The Trout film is extraordinary for its informality, its sense of youthful energy and exuberance, and. above all, for the sense of their talent, of extraordinary young musicians at play, swapping instruments, making fun of each other and the pleasure they got from each other’s company. Sir John Barbirolli appears briefly in the film, saying: “When you’re young, you should have an excess of everything.” That’s what these wonderful young musicians had and Nupen captured it all: not only in their performance, but also in scenes of them rehearsing and hanging out in Swinging London.
It was a turning-point in making films about musicians. The old age of deference had gone. Suddenly, classical musicians seemed young and lively, as well as being incredibly talented. They were prepared to be quite natural on the screen, chasing each other in London parks, playing snooker, having fun. As the TV executive David Elstein says, these early Nupen films are “so much more intimate, so much more emotionally engaging” than earlier arts films. There is a feel of A Hard Day’s Night (1964), Richard Lester’s film with and about the Beatles, shot in a cinéma vérité style in black and white, also about a new generation of performers.
There was something else that was new about these early documentaries: new cameras. “What happened,” Nupen explains, “was that the first silent cameras were invented. I could put the cameras closer to the musicians, both physically and in spirit. When the older generation, Rubenstein and Haifetz, made their films, the cameras were miles away. They looked like and felt like and weighed like a rhinoceros.”
“I was conscious,” he goes on, “of making films that hadn’t been made before because of the equipment.” Nupen’s early films were also made at the moment colour television sets first appeared. That added to their newness and the feeling of something special.
There was also a new sense of the relation between television and the performing arts. First, Monitor, then Nupen’s music films and then in the 1970s Arena on BBC2 and The South Bank Show on ITV made films for the archives. They could preserve the artistic performance and the artistic persona for posterity. When we think of du Pré playing the Elgar Cello Concerto or that famous performance of the Trout, we think of images from Nupen’s films.

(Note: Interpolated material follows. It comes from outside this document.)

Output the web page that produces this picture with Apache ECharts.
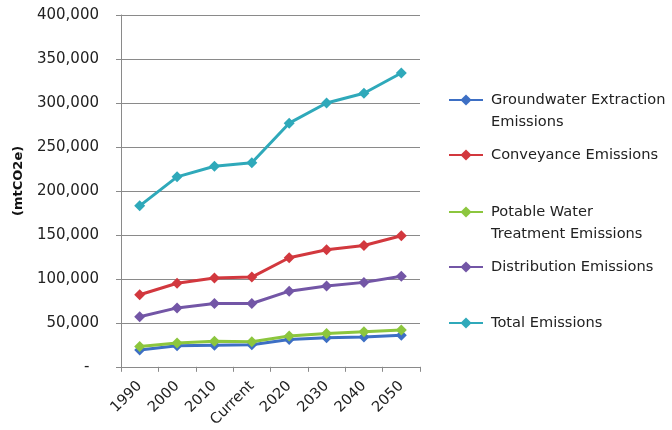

There was also the intimacy between Nupen and his team and the musicians. He knew many of them, especially the new stars of the Sixties, not just from the flat he shared with Williams but also from his days at BBC Radio and BBC TV. He was with du Pré when she died in 1987.
Many of Nupen’s later films have a darkness about them: his documentaries about Schubert, Bizet and Sibelius, a prizewinning film about poets during the Spanish Civil War (1978) and We Want the Light: Jews and German Culture (2004) and then the deeply moving portrait of pianist and concentration camp survivor, Alice Sommer Herz, Everything is a Present (2011). The contrast between the exuberance of the Sixties films, and these dark, later meditations on failure and terror, is striking.
Listening Through the Lens is a marvellous tribute to Christopher Nupen and his collaborators, but also to the executives who commissioned their work (many of whom appear in this film) and, above all, to Nupen’s subjects, the great musicians of the late 20th- and early-21st centuries. No one did more to introduce a new television audience to great musical performances, bringing together absolute integrity and technical mastery. The documentary is both a reminder of a bygone golden age and a challenge to today’s TV executives to have the courage to commission work of such quality.